Gesù invece legge tutto diversamente: c’è una donna rannicchiata ai suoi piedi che tocca il suo corpo, piange fino a lavare i suoi piedi con le lacrime, li asciuga con i suoi capelli, li bacia senza dire una parola e li profuma. Gesù vede una donna che ha sofferto e che soffre, che ama, una donna in cerca di amore, mentre il fariseo vede una peccatrice. Qui sta la differenza tra il rabbi Jeshu‘a e gli altri esperti della Legge, gli uomini religiosi: Gesù non vede prima il peccato, ma la sofferenza, e qui soprattutto vede qualcuno che può essere amato nonostante i suoi peccati e che ama ancora; gli uomini religiosi si esercitano prima a spiare, a misurare il peccato, a emettere un giudizio, poi eventualmente vedono la sofferenza, che impongono agli altri, come esito del peccato!
Esperienza tattile
Secondo la Legge e il pensiero dominante quella donna impura, toccando il corpo di Gesù, gli comunicherebbe la sua impurità, ma il vangelo sottolinea piuttosto che lei sa trasformare in una manifestazione di amore verso di lui ciò che aveva sempre svolto come prestazione pagata. Spinta dall’amore, agisce senza timore: «nell’amore non c’è timore» (1Gv 4,18)! Ciò che compie sta nel registro amoroso, e Luca descrive le azioni all’imperfetto, cioè come gesti ripetuti, caratterizzati da una lunga durata: «asciugava, baciava, ungeva»…
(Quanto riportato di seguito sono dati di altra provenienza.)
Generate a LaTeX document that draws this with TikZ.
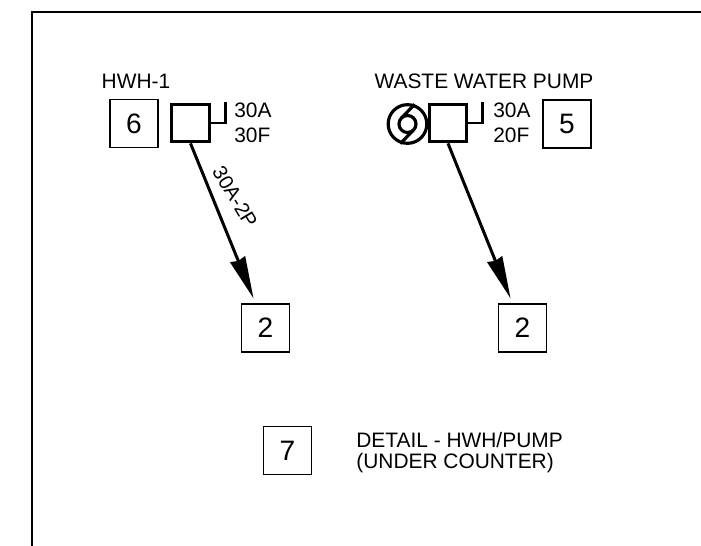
\documentclass[tikz,border=0pt]{standalone}
\usepackage{fontspec}
\setmainfont{Liberation Sans}
\usetikzlibrary{arrows.meta}
\usetikzlibrary{positioning}

\tikzset{
  tagbox/.style={draw, line width=0.9pt, minimum size=27.2pt, inner sep=0pt, font=\fontsize{16}{16}\selectfont},
  switchbox/.style={draw, line width=1.8pt, minimum size=21.4pt, inner sep=0pt},
  rating/.style={anchor=west, inner sep=0pt, font=\fontsize{11.9}{11.9}\selectfont},
  caption/.style={inner sep=0pt, font=\fontsize{11.9}{11.9}\selectfont},
  feeder/.style={line width=1.7pt, -{Stealth[length=24pt, width=9pt, inset=1pt]}, shorten >=3pt},
  stub/.style={line width=1.6pt}
}

\begin{document}
\begin{tikzpicture}[x=0.02cm, y=-0.02cm]
  \useasboundingbox (0, 0) rectangle (701, 546);

  \draw [line width=1.4pt] (32, 546) -- (32, 12) -- (701, 12);

  \node [caption] (hwhlabel) at (136, 81) {HWH-1};
  \node [tagbox] (tagsix) at (134, 123.5) {6};
  \node [switchbox] (hwhswitch) at (190.5, 123) {};
  \node [rating] (hwhamps) at (234, 110) {30A};
  \node [rating] (hwhfuse) at (234, 135) {30F};
  \node [tagbox] (hwhpanel) at (265.5, 328) {2};

  \node [caption] (pumplabel) at (484, 81) {WASTE WATER PUMP};
  \node [draw, circle, line width=1.8pt, minimum size=22pt, inner sep=0pt] (pump) at (407.5, 124) {};
  \node [switchbox] (pumpswitch) at (448, 123) {};
  \node [rating] (pumpamps) at (493, 110) {30A};
  \node [rating] (pumpfuse) at (493, 135) {20F};
  \node [tagbox] (tagfive) at (567, 124) {5};
  \node [tagbox] (pumppanel) at (522.5, 328) {2};

  \node [tagbox] (tagseven) at (287.5, 450.5) {7};
  \node [caption, anchor=west] (detail) at (356, 440) {DETAIL - HWH/PUMP};
  \node [caption, anchor=west] (location) at (356, 463) {(UNDER COUNTER)};

  \draw [stub] (hwhswitch.east) -- ++(15, 0) -- ++(0, -21);
  \draw [stub] (pumpswitch.east) -- ++(14, 0) -- ++(0, -21);

  \draw [line width=1.8pt] (407.5, 124) circle (8.5);
  \draw [line width=1.8pt] (pump.70) -- (401.5, 118);
  \draw [line width=1.8pt] (pump.250) -- (413.5, 130);

  \draw [feeder] (hwhswitch.south) -- (hwhpanel.112);
  \node [rotate=-59, inner sep=0pt, font=\fontsize{11.5}{11.5}\selectfont] (hwhfeed) at (235, 197) {30A-2P};
  \draw [feeder] (pumpswitch.south) -- (pumppanel.112);
\end{tikzpicture}
\end{document}
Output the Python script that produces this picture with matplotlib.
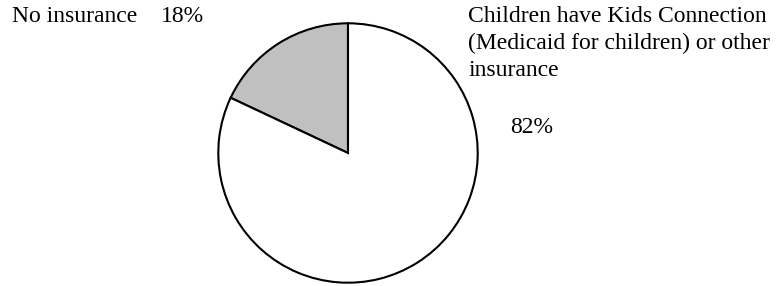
import matplotlib
matplotlib.use('Agg')
import matplotlib.pyplot as plt

# slice data
labels = ['No insurance', 'Children have Kids Connection\n(Medicaid for children) or other\ninsurance']
values = [18, 82]
colors = ['#c0c0c0', '#ffffff']

plt.rcParams['font.family'] = ['Liberation Serif', 'DejaVu Serif']

fig = plt.figure(figsize=(7.81, 2.86), dpi=100)
ax = fig.add_axes([(348 - 131) / 781, (286 - 284) / 286, 262 / 781, 262 / 286])
ax.pie(values, colors=colors, startangle=90, counterclock=True,
       wedgeprops=dict(edgecolor='black', linewidth=1.5), radius=1)
ax.set_xlim(-1.01, 1.01)
ax.set_ylim(-1.01, 1.01)
ax.set_aspect('equal')
ax.axis('off')

fs = 17
fig.text(12 / 781, 1 - 6 / 286, labels[0], fontsize=fs, va='top', ha='left')
fig.text(161 / 781, 1 - 6 / 286, f'{values[0]}%', fontsize=fs, va='top', ha='left')
fig.text(468 / 781, 1 - 6 / 286, labels[1], fontsize=fs, va='top', ha='left',
         linespacing=1.36)
fig.text(510 / 781, 1 - 117 / 286, f'{values[1]}%', fontsize=fs, va='top', ha='left')

fig.savefig('out.png', dpi=100)
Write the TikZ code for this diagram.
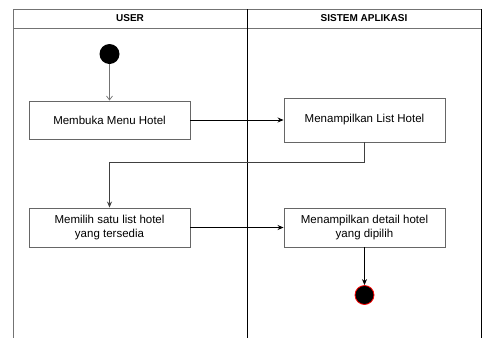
\documentclass[tikz,border=0pt]{standalone}
\usepackage{fontspec}
\setmainfont{Liberation Sans}
\usetikzlibrary{arrows.meta}
\begin{document}
\begin{tikzpicture}[x=1pt,y=-1pt,
  lane/.style={draw=black!55, line width=1pt},
  divider/.style={draw=black, line width=1pt},
  act/.style={draw=black!60, line width=0.9pt, rectangle, minimum width=161pt, align=center, font=\fontsize{11.5}{13.5}\selectfont, inner sep=2pt},
  flow/.style={draw=black, line width=0.8pt, -{Stealth[length=6pt,width=5pt]}},
  startflow/.style={draw=black!55, line width=0.7pt, -{Straight Barb[length=4pt,width=6pt]}},
  hdr/.style={font=\fontsize{10}{12}\selectfont\bfseries}
]
\useasboundingbox (0,0) rectangle (484,338);
% swimlanes
\draw[lane] (13,9) -- (481,9);
\draw[lane] (13,28) -- (481,28);
\draw[lane] (13,9) -- (13,338);
\draw[divider] (481,9) -- (481,338);
\draw[divider] (247,9) -- (247,338);
\node[hdr] (h1) at (130,18.5) {USER};
\node[hdr] (h2) at (364,18.5) {SISTEM APLIKASI};
% nodes
\node[circle, fill=black, minimum size=20pt, inner sep=0pt] (start) at (109.5,54) {};
\node[act, minimum height=38pt] (b1) at (109.5,120) {Membuka Menu Hotel};
\node[act, minimum height=44pt] (b2) at (364.5,120) {Menampilkan List Hotel};
\node[act, minimum height=39pt] (b3) at (109.5,227.5) {Memilih satu list hotel\\yang tersedia};
\node[act, minimum height=39pt] (b4) at (364.5,227.5) {Menampilkan detail hotel\\yang dipilih};
\node[circle, fill=black, draw=red, line width=0.8pt, minimum size=19pt, inner sep=0pt] (end) at (364.5,295) {};
% connectors
\draw[startflow] (start) -- (b1.north);
\draw[flow] (b1) -- (b2);
\draw[flow, draw=black!75] (b2.south) -- ++(0,20) -| (b3.north);
\draw[flow] (b3) -- (b4);
\draw[flow] (b4) -- (end);
\end{tikzpicture}
\end{document}
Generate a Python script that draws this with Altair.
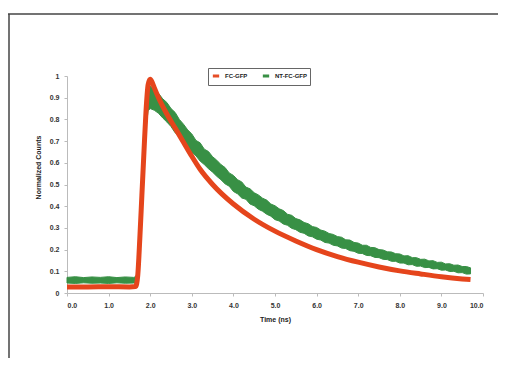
import altair as alt
import pandas as pd

# ---- data ----
series_names = ["FC-GFP", "NT-FC-GFP"]
series_colors = ["#e5451c", "#2e8b3c"]

# FC-GFP (red, smooth)
red_t = [0.0, 0.5, 1.0, 1.5, 1.65, 1.7, 1.75, 1.8, 1.85, 1.9, 1.95, 2.0, 2.05, 2.1,
         2.2, 2.4, 2.6, 2.8, 3.0, 3.2, 3.5, 4.0, 4.5, 5.0, 5.5, 6.0, 6.5, 7.0,
         7.5, 8.0, 8.5, 9.0, 9.5, 9.7]
red_v = [0.028, 0.028, 0.029, 0.028, 0.03, 0.08, 0.25, 0.45, 0.65, 0.84, 0.96, 0.985, 0.97, 0.945,
         0.90, 0.825, 0.76, 0.695, 0.63, 0.57, 0.50, 0.41, 0.34, 0.285, 0.24, 0.20, 0.168, 0.142,
         0.12, 0.102, 0.088, 0.075, 0.065, 0.062]

# NT-FC-GFP (green, noisy band: upper / lower envelope)
green_t = [0.0, 0.2, 0.4, 0.6, 0.8, 1.0, 1.2, 1.4, 1.6, 1.65, 1.7, 1.75, 1.8, 1.85, 1.9, 1.95,
           2.0, 2.1, 2.2, 2.3, 2.4, 2.5, 2.6, 2.7, 2.8, 2.9, 3.0, 3.1, 3.2, 3.3, 3.4, 3.5,
           3.6, 3.7, 3.8, 3.9, 4.0, 4.1, 4.2, 4.3, 4.4, 4.5, 4.6, 4.7, 4.8, 4.9, 5.0,
           5.1, 5.2, 5.3, 5.4, 5.5, 5.6, 5.7, 5.8, 5.9, 6.0, 6.1, 6.2, 6.3, 6.4, 6.5,
           6.6, 6.7, 6.8, 6.9, 7.0, 7.1, 7.2, 7.3, 7.4, 7.5, 7.6, 7.7, 7.8, 7.9, 8.0,
           8.1, 8.2, 8.3, 8.4, 8.5, 8.6, 8.7, 8.8, 8.9, 9.0, 9.1, 9.2, 9.3, 9.4, 9.5,
           9.6, 9.7]
green_hi = [0.072, 0.075, 0.071, 0.074, 0.072, 0.075, 0.071, 0.074, 0.072, 0.075, 0.10, 0.27, 0.45, 0.65, 0.84, 0.93,
            0.955, 0.935, 0.92, 0.895, 0.878, 0.85, 0.832, 0.80, 0.778, 0.752, 0.733, 0.703, 0.692, 0.663, 0.652, 0.628,
            0.612, 0.592, 0.578, 0.553, 0.542, 0.522, 0.512, 0.488, 0.48, 0.462, 0.452, 0.437, 0.428, 0.41, 0.402,
            0.388, 0.38, 0.363, 0.358, 0.343, 0.337, 0.325, 0.319, 0.306, 0.302, 0.29, 0.285, 0.274, 0.27, 0.26,
            0.257, 0.245, 0.244, 0.233, 0.23, 0.22, 0.22, 0.21, 0.209, 0.2, 0.198, 0.19, 0.189, 0.181, 0.18,
            0.171, 0.172, 0.163, 0.163, 0.155, 0.156, 0.148, 0.149, 0.141, 0.142, 0.134, 0.135, 0.128, 0.129, 0.122,
            0.122, 0.116]
green_lo = [0.046, 0.044, 0.047, 0.045, 0.046, 0.044, 0.047, 0.045, 0.046, 0.045, 0.07, 0.23, 0.41, 0.59, 0.76, 0.84,
            0.85, 0.842, 0.828, 0.807, 0.788, 0.767, 0.738, 0.722, 0.693, 0.677, 0.648, 0.632, 0.608, 0.592, 0.573, 0.557,
            0.538, 0.522, 0.503, 0.492, 0.468, 0.457, 0.438, 0.432, 0.41, 0.402, 0.386, 0.377, 0.363, 0.354, 0.338,
            0.332, 0.318, 0.312, 0.298, 0.292, 0.28, 0.275, 0.263, 0.259, 0.248, 0.244, 0.233, 0.23, 0.22, 0.217,
            0.207, 0.205, 0.195, 0.192, 0.183, 0.182, 0.173, 0.172, 0.164, 0.163, 0.155, 0.154, 0.146, 0.146, 0.138,
            0.138, 0.13, 0.131, 0.123, 0.124, 0.117, 0.118, 0.111, 0.112, 0.105, 0.106, 0.099, 0.1, 0.093, 0.094,
            0.087, 0.088]

x_ticks = [0, 1, 2, 3, 4, 5, 6, 7, 8, 9, 10]
y_ticks = [0, 0.1, 0.2, 0.3, 0.4, 0.5, 0.6, 0.7, 0.8, 0.9, 1.0]

red_df = pd.DataFrame({"t": red_t, "v": red_v, "series": series_names[0]})
green_df = pd.DataFrame({"t": green_t, "hi": green_hi, "lo": green_lo, "series": series_names[1]})

FONT = "Liberation Sans"

color = alt.Color(
    "series:N",
    scale=alt.Scale(domain=series_names, range=series_colors),
    legend=alt.Legend(
        title=None, orient="none", legendX=141, legendY=-8, direction="horizontal",
        strokeColor="#666", fillColor="white", padding=3,
        labelFontSize=6, labelFont=FONT, labelFontWeight="bold", labelColor="#222",
        symbolType="stroke", symbolSize=40, symbolStrokeWidth=3, columnPadding=8,
    ),
)

x_axis = alt.Axis(values=x_ticks, format=".1f", title="Time (ns)", grid=False, labelOverlap=False,
                  labelFontSize=7, labelFontWeight="bold", labelColor="#333", labelFont=FONT,
                  titleFontSize=7, titleFontWeight="bold", titleColor="#222", titleFont=FONT,
                  domainColor="#bbb", tickColor="#bbb", tickSize=3, labelPadding=5, titlePadding=7)
y_axis = alt.Axis(values=y_ticks, format="~g", title="Normalized Counts", grid=False, labelOverlap=False,
                  labelFontSize=7, labelFontWeight="bold", labelColor="#333", labelFont=FONT,
                  titleFontSize=7, titleFontWeight="bold", titleColor="#222", titleFont=FONT,
                  titleX=-29, titleY=91, titleAngle=-90, titleAlign="center", titleBaseline="middle",
                  domainColor="#bbb", tickColor="#bbb", tickSize=3, labelPadding=5)
x_scale = alt.Scale(domain=[0, 10], nice=False)
y_scale = alt.Scale(domain=[0, 1], nice=False)

green = alt.Chart(green_df).mark_area(opacity=0.95, stroke="#2e8b3c", strokeWidth=1).encode(
    x=alt.X("t:Q", scale=x_scale, axis=x_axis),
    y=alt.Y("hi:Q", scale=y_scale, axis=y_axis),
    y2="lo:Q",
    color=color,
)

red = alt.Chart(red_df).mark_line(strokeWidth=5, interpolate="monotone").encode(
    x=alt.X("t:Q", scale=x_scale, axis=x_axis),
    y=alt.Y("v:Q", scale=y_scale, axis=y_axis),
    color=color,
)

one = pd.DataFrame({"k": [0]})
frame_left = alt.Chart(one).mark_rule(color="#444", strokeWidth=1.5).encode(
    x=alt.value(-58), y=alt.value(-62), y2=alt.value(282))
frame_top = alt.Chart(one).mark_rule(color="#444", strokeWidth=1.5).encode(
    x=alt.value(-59), x2=alt.value(431), y=alt.value(-62))

chart = alt.layer(green, red, frame_left, frame_top).properties(
    width=416, height=217,
    autosize=alt.AutoSizeParams(type="none"),
    padding={"left": 59, "top": 68, "right": 15, "bottom": 65},
    background="white",
).configure_view(stroke=None)

chart.save("out.html", embed_options={"renderer": "svg", "actions": False})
Le mani di questa donna prendono e abbracciano i piedi di Gesù, le sue lacrime li bagnano fino a lavarli, i suoi capelli li asciugano, i suoi baci raccontano con la bocca i suoi sentimenti, le sue mani versano profumo e lo spandono sui suoi piedi: gesti che sono un insieme di carezze, di baci, di esperienza tattile tra due corpi.
La donna piange perché sente la colpa dei peccati commessi, o forse piange di gioia, perché ha finalmente trovato un uomo che può davvero amare e da cui essere riamata. In un silenzio assoluto lascia che sia il suo corpo a esprimere il suo linguaggio affettivo: audacia, umiltà, amore, e tutto è riassunto «nelle sue lacrime, il vero significato nascosto in quei gesti» (François Bovon). È molto femminile questo atteggiamento di intimità, segnato dal toccare Gesù con le mani e con i capelli sciolti: finalmente lo ha raggiunto!